-- START --

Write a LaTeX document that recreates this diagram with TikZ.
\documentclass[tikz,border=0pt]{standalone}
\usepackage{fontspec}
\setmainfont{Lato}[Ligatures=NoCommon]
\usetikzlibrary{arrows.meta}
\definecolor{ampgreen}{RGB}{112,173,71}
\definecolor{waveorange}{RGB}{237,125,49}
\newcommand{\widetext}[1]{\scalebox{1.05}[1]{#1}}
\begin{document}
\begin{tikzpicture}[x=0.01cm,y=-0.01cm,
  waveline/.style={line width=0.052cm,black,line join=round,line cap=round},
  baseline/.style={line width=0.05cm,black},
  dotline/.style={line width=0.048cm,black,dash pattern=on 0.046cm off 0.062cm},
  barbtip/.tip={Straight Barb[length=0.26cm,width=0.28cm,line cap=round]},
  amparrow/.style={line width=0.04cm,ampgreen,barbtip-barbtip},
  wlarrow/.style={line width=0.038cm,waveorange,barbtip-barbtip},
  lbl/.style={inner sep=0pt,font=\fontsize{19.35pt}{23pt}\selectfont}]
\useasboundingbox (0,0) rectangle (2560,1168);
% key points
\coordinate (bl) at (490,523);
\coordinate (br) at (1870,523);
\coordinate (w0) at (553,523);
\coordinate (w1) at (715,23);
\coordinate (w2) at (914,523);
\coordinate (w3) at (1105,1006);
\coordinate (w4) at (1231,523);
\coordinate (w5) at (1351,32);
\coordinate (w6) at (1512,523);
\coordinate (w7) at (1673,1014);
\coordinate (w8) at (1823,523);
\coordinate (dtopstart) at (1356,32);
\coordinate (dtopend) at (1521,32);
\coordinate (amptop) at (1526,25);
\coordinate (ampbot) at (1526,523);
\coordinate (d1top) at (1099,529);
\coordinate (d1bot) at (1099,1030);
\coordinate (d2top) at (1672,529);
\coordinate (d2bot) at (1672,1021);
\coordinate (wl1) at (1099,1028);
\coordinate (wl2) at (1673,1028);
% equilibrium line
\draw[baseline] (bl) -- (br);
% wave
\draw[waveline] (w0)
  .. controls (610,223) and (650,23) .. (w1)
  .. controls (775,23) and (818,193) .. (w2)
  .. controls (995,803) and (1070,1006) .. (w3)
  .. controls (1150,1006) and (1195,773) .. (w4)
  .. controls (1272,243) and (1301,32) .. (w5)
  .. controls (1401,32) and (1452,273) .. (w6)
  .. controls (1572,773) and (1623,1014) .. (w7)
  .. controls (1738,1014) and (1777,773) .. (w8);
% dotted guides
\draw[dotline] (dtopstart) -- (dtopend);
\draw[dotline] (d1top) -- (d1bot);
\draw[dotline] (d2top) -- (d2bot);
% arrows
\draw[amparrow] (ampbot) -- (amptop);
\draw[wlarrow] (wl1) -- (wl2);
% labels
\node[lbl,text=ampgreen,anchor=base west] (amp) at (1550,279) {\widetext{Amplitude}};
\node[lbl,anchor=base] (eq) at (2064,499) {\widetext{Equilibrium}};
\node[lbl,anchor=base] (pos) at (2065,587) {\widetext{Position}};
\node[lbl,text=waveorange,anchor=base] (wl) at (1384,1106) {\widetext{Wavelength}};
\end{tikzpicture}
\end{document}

-- END --

Give every line of the material again, exactly as it reads.

Write a LaTeX document that recreates this diagram with TikZ.
\documentclass[tikz,border=0pt]{standalone}
\usepackage{fontspec}
\setmainfont{Lato}[Ligatures=NoCommon]
\usetikzlibrary{arrows.meta}
\definecolor{ampgreen}{RGB}{112,173,71}
\definecolor{waveorange}{RGB}{237,125,49}
\newcommand{\widetext}[1]{\scalebox{1.05}[1]{#1}}
\begin{document}
\begin{tikzpicture}[x=0.01cm,y=-0.01cm,
  waveline/.style={line width=0.052cm,black,line join=round,line cap=round},
  baseline/.style={line width=0.05cm,black},
  dotline/.style={line width=0.048cm,black,dash pattern=on 0.046cm off 0.062cm},
  barbtip/.tip={Straight Barb[length=0.26cm,width=0.28cm,line cap=round]},
  amparrow/.style={line width=0.04cm,ampgreen,barbtip-barbtip},
  wlarrow/.style={line width=0.038cm,waveorange,barbtip-barbtip},
  lbl/.style={inner sep=0pt,font=\fontsize{19.35pt}{23pt}\selectfont}]
\useasboundingbox (0,0) rectangle (2560,1168);
% key points
\coordinate (bl) at (490,523);
\coordinate (br) at (1870,523);
\coordinate (w0) at (553,523);
\coordinate (w1) at (715,23);
\coordinate (w2) at (914,523);
\coordinate (w3) at (1105,1006);
\coordinate (w4) at (1231,523);
\coordinate (w5) at (1351,32);
\coordinate (w6) at (1512,523);
\coordinate (w7) at (1673,1014);
\coordinate (w8) at (1823,523);
\coordinate (dtopstart) at (1356,32);
\coordinate (dtopend) at (1521,32);
\coordinate (amptop) at (1526,25);
\coordinate (ampbot) at (1526,523);
\coordinate (d1top) at (1099,529);
\coordinate (d1bot) at (1099,1030);
\coordinate (d2top) at (1672,529);
\coordinate (d2bot) at (1672,1021);
\coordinate (wl1) at (1099,1028);
\coordinate (wl2) at (1673,1028);
% equilibrium line
\draw[baseline] (bl) -- (br);
% wave
\draw[waveline] (w0)
  .. controls (610,223) and (650,23) .. (w1)
  .. controls (775,23) and (818,193) .. (w2)
  .. controls (995,803) and (1070,1006) .. (w3)
  .. controls (1150,1006) and (1195,773) .. (w4)
  .. controls (1272,243) and (1301,32) .. (w5)
  .. controls (1401,32) and (1452,273) .. (w6)
  .. controls (1572,773) and (1623,1014) .. (w7)
  .. controls (1738,1014) and (1777,773) .. (w8);
% dotted guides
\draw[dotline] (dtopstart) -- (dtopend);
\draw[dotline] (d1top) -- (d1bot);
\draw[dotline] (d2top) -- (d2bot);
% arrows
\draw[amparrow] (ampbot) -- (amptop);
\draw[wlarrow] (wl1) -- (wl2);
% labels
\node[lbl,text=ampgreen,anchor=base west] (amp) at (1550,279) {\widetext{Amplitude}};
\node[lbl,anchor=base] (eq) at (2064,499) {\widetext{Equilibrium}};
\node[lbl,anchor=base] (pos) at (2065,587) {\widetext{Position}};
\node[lbl,text=waveorange,anchor=base] (wl) at (1384,1106) {\widetext{Wavelength}};
\end{tikzpicture}
\end{document}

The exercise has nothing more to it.